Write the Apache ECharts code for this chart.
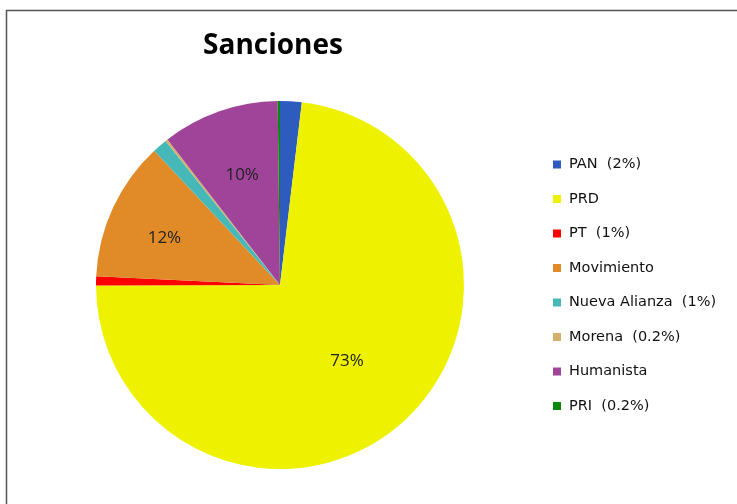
<!DOCTYPE html>
<html><head><meta charset="utf-8">
<script src="https://cdn.jsdelivr.net/npm/echarts@6/dist/echarts.min.js"></script>
<style>html,body{margin:0;padding:0;background:#fff}#c{width:737px;height:504px}</style>
</head><body><div id="c"></div>
<script>
const categories = ['PAN  (2%)', 'PRD', 'PT  (1%)', 'Movimiento', 'Nueva Alianza  (1%)', 'Morena  (0.2%)', 'Humanista', 'PRI  (0.2%)'];
const values = [1.9, 73.2, 0.8, 12.3, 1.3, 0.2, 10.3, 0.2];
const colors = ['#2E5BBE', '#EEF200', '#FF0000', '#E08A28', '#46B8B8', '#D4B06A', '#A0449A', '#0A8A0A'];

const CX = 280, CY = 285, R = 184;
// radial push / vertical nudge of the inside labels (Excel-like placement)
const labelPush = [1, 1.06, 1, 1.34, 1, 1, 1.21, 1];
const labelNudgeY = [0, 1, 0, 7, 0, 0, -1, 0];

const chart = echarts.init(document.getElementById('c'), null, {renderer: 'canvas'});
chart.setOption({
  animation: false,
  color: colors,
  title: {
    text: 'Sanciones', left: 268, top: 27, textAlign: 'center',
    textStyle: {fontFamily: 'Open Sans', fontWeight: 'bold', fontSize: 28, color: '#000'}
  },
  graphic: [{
    type: 'rect', shape: {x: 6.5, y: 10.5, width: 800, height: 600},
    style: {fill: 'none', stroke: '#555', lineWidth: 1.5}, silent: true
  }],
  legend: {
    orient: 'vertical', left: 548, top: 152,
    icon: 'rect', itemWidth: 8, itemHeight: 8, itemGap: 19.5,
    textStyle: {fontFamily: 'DejaVu Sans', fontSize: 14.5, color: '#111', lineHeight: 14, padding: [0,0,0,3]},
    data: categories
  },
  series: [{
    type: 'pie', center: [CX, CY], radius: R,
    startAngle: 90, clockwise: true, avoidLabelOverlap: false,
    label: {
      position: 'inside', fontFamily: 'Open Sans', fontSize: 17, color: '#222',
      formatter: p => p.percent > 5 ? Math.round(p.value) + '%' : ''
    },
    labelLayout: p => {
      const k = labelPush[p.dataIndex];
      const lx = p.labelRect.x + p.labelRect.width / 2, ly = p.labelRect.y + p.labelRect.height / 2;
      return {dx: (lx - CX) * (k - 1), dy: (ly - CY) * (k - 1) + labelNudgeY[p.dataIndex]};
    },
    labelLine: {show: false},
    itemStyle: {borderWidth: 0},
    emphasis: {disabled: true},
    data: categories.map((n, i) => ({name: n, value: values[i]}))
  }]
});
</script></body></html>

SHORT EXERCISE
Return the full material word for word. Do not include the pictures.

REPLY
Write the Apache ECharts code for this chart.
<!DOCTYPE html>
<html><head><meta charset="utf-8">
<script src="https://cdn.jsdelivr.net/npm/echarts@6/dist/echarts.min.js"></script>
<style>html,body{margin:0;padding:0;background:#fff}#c{width:737px;height:504px}</style>
</head><body><div id="c"></div>
<script>
const categories = ['PAN  (2%)', 'PRD', 'PT  (1%)', 'Movimiento', 'Nueva Alianza  (1%)', 'Morena  (0.2%)', 'Humanista', 'PRI  (0.2%)'];
const values = [1.9, 73.2, 0.8, 12.3, 1.3, 0.2, 10.3, 0.2];
const colors = ['#2E5BBE', '#EEF200', '#FF0000', '#E08A28', '#46B8B8', '#D4B06A', '#A0449A', '#0A8A0A'];

const CX = 280, CY = 285, R = 184;
// radial push / vertical nudge of the inside labels (Excel-like placement)
const labelPush = [1, 1.06, 1, 1.34, 1, 1, 1.21, 1];
const labelNudgeY = [0, 1, 0, 7, 0, 0, -1, 0];

const chart = echarts.init(document.getElementById('c'), null, {renderer: 'canvas'});
chart.setOption({
  animation: false,
  color: colors,
  title: {
    text: 'Sanciones', left: 268, top: 27, textAlign: 'center',
    textStyle: {fontFamily: 'Open Sans', fontWeight: 'bold', fontSize: 28, color: '#000'}
  },
  graphic: [{
    type: 'rect', shape: {x: 6.5, y: 10.5, width: 800, height: 600},
    style: {fill: 'none', stroke: '#555', lineWidth: 1.5}, silent: true
  }],
  legend: {
    orient: 'vertical', left: 548, top: 152,
    icon: 'rect', itemWidth: 8, itemHeight: 8, itemGap: 19.5,
    textStyle: {fontFamily: 'DejaVu Sans', fontSize: 14.5, color: '#111', lineHeight: 14, padding: [0,0,0,3]},
    data: categories
  },
  series: [{
    type: 'pie', center: [CX, CY], radius: R,
    startAngle: 90, clockwise: true, avoidLabelOverlap: false,
    label: {
      position: 'inside', fontFamily: 'Open Sans', fontSize: 17, color: '#222',
      formatter: p => p.percent > 5 ? Math.round(p.value) + '%' : ''
    },
    labelLayout: p => {
      const k = labelPush[p.dataIndex];
      const lx = p.labelRect.x + p.labelRect.width / 2, ly = p.labelRect.y + p.labelRect.height / 2;
      return {dx: (lx - CX) * (k - 1), dy: (ly - CY) * (k - 1) + labelNudgeY[p.dataIndex]};
    },
    labelLine: {show: false},
    itemStyle: {borderWidth: 0},
    emphasis: {disabled: true},
    data: categories.map((n, i) => ({name: n, value: values[i]}))
  }]
});
</script></body></html>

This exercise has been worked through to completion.